**Exercise aim**
Pictures do not belong in the copy, so please give every entry below again exactly.

**Saved entries**
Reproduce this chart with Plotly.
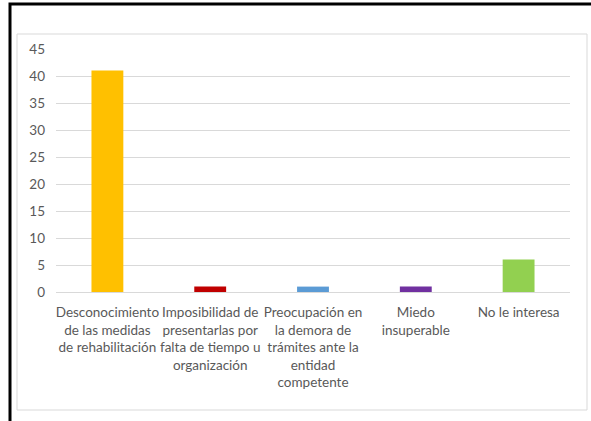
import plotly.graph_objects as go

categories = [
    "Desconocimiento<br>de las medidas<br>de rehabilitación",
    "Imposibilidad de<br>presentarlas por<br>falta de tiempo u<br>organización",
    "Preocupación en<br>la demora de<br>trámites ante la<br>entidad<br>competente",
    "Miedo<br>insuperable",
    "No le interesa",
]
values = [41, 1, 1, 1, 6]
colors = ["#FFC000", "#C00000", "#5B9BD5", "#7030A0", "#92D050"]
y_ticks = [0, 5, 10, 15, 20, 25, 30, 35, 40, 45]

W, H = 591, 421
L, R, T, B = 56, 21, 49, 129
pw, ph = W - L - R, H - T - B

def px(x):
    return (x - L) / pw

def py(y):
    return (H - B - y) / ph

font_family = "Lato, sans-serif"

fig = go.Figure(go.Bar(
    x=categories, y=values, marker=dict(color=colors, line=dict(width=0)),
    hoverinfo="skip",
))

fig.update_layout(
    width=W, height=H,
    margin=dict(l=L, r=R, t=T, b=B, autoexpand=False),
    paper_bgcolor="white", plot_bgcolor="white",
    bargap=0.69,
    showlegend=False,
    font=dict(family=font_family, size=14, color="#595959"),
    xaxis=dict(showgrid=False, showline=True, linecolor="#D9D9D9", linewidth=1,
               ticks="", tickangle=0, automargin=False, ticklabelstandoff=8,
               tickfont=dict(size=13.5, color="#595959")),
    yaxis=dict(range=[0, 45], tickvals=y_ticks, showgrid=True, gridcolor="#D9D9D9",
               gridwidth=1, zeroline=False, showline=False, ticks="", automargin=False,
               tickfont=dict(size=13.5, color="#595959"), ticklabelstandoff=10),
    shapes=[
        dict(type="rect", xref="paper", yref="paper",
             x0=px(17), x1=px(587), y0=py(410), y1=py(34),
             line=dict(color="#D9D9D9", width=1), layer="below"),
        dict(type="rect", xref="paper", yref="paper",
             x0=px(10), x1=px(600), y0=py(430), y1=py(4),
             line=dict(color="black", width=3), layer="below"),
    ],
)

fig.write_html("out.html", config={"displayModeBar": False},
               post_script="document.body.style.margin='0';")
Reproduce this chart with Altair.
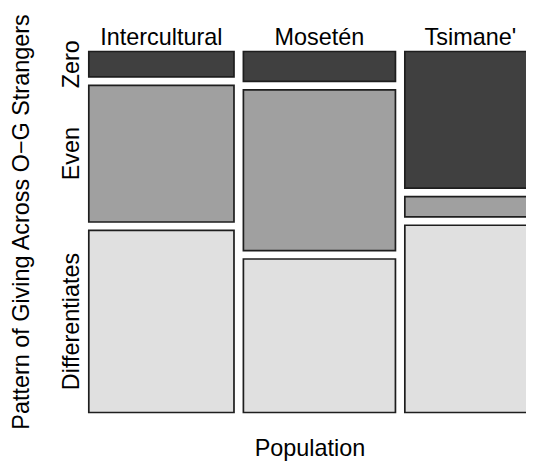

**Reply to the exercise**
Reproduce this chart with Plotly.
import plotly.graph_objects as go

categories = [
    "Desconocimiento<br>de las medidas<br>de rehabilitación",
    "Imposibilidad de<br>presentarlas por<br>falta de tiempo u<br>organización",
    "Preocupación en<br>la demora de<br>trámites ante la<br>entidad<br>competente",
    "Miedo<br>insuperable",
    "No le interesa",
]
values = [41, 1, 1, 1, 6]
colors = ["#FFC000", "#C00000", "#5B9BD5", "#7030A0", "#92D050"]
y_ticks = [0, 5, 10, 15, 20, 25, 30, 35, 40, 45]

W, H = 591, 421
L, R, T, B = 56, 21, 49, 129
pw, ph = W - L - R, H - T - B

def px(x):
    return (x - L) / pw

def py(y):
    return (H - B - y) / ph

font_family = "Lato, sans-serif"

fig = go.Figure(go.Bar(
    x=categories, y=values, marker=dict(color=colors, line=dict(width=0)),
    hoverinfo="skip",
))

fig.update_layout(
    width=W, height=H,
    margin=dict(l=L, r=R, t=T, b=B, autoexpand=False),
    paper_bgcolor="white", plot_bgcolor="white",
    bargap=0.69,
    showlegend=False,
    font=dict(family=font_family, size=14, color="#595959"),
    xaxis=dict(showgrid=False, showline=True, linecolor="#D9D9D9", linewidth=1,
               ticks="", tickangle=0, automargin=False, ticklabelstandoff=8,
               tickfont=dict(size=13.5, color="#595959")),
    yaxis=dict(range=[0, 45], tickvals=y_ticks, showgrid=True, gridcolor="#D9D9D9",
               gridwidth=1, zeroline=False, showline=False, ticks="", automargin=False,
               tickfont=dict(size=13.5, color="#595959"), ticklabelstandoff=10),
    shapes=[
        dict(type="rect", xref="paper", yref="paper",
             x0=px(17), x1=px(587), y0=py(410), y1=py(34),
             line=dict(color="#D9D9D9", width=1), layer="below"),
        dict(type="rect", xref="paper", yref="paper",
             x0=px(10), x1=px(600), y0=py(430), y1=py(4),
             line=dict(color="black", width=3), layer="below"),
    ],
)

fig.write_html("out.html", config={"displayModeBar": False},
               post_script="document.body.style.margin='0';")
Reproduce this chart with Altair.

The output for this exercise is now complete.